Lawyers have questioned the legality of a memo issued by the NHS national programme for IT (NPfIT), which seeks to prevent the release of information about its £6.2bn supplier contracts under the Freedom of Information Act.
The memo seeks a blanket ban on NHS organisations releasing information about the contracts, although the Freedom of Information Act leaves it to individual public authorities to make decisions on what can and cannot be released.
Such a ban comes at a time when stakeholders in the NPfIT are trying to establish how suppliers to the programme are performing and what exactly they are contractually obliged to deliver and by when.
A spokesman for the Information Commissioner's Office, which arbitrates on the Freedom of Information Act, was shown the memo by Computer Weekly.

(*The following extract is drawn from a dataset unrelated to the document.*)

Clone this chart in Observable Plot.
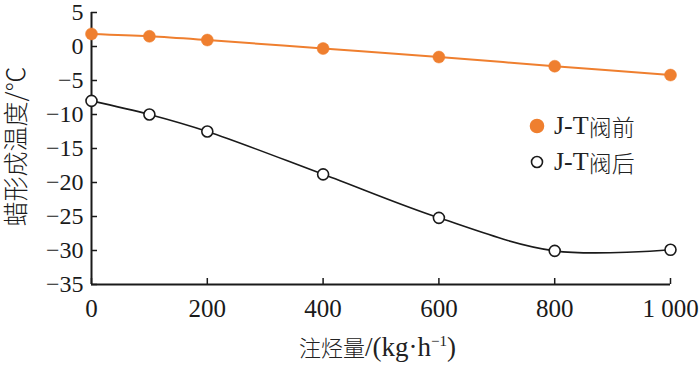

He said, "Without wishing to comment on any particular caseÉ we would expect to see greater transparency of contracts between private companies and the public sector, such as information regarding the value obtained for public money and the performance of contractors as a result of the act."
The spokesman said each request under the act should be considered on a case-by-case basis. "Even where information falls within the commercial interests exemption, the act requires public authorities to consider whether there is a greater public interest in disclosure of the information. The danger of a blanket non-disclosure policy is that it is likely to result in some information requests being refused even though it is in the public interest to disclose the information."
The NPfIT's memo to trusts and strategic health authorities, dated last month, seeks to prevent them from releasing details of contracts and other related documents such as "implementation plans, service performance measures and details of ongoing commercial discussions".
Lewina Farrell, a solicitor at law firm Tarlo Lyons, said, "This sort of instruction would not be appropriate. Each Freedom of Information Act request should be considered on its own merit."
A spokesman for the NPfIT said, "The note issued to the NHS at the beginning of February was quite clearly marked as guidance. It did not purport to be instructions or direction and was never intended as such."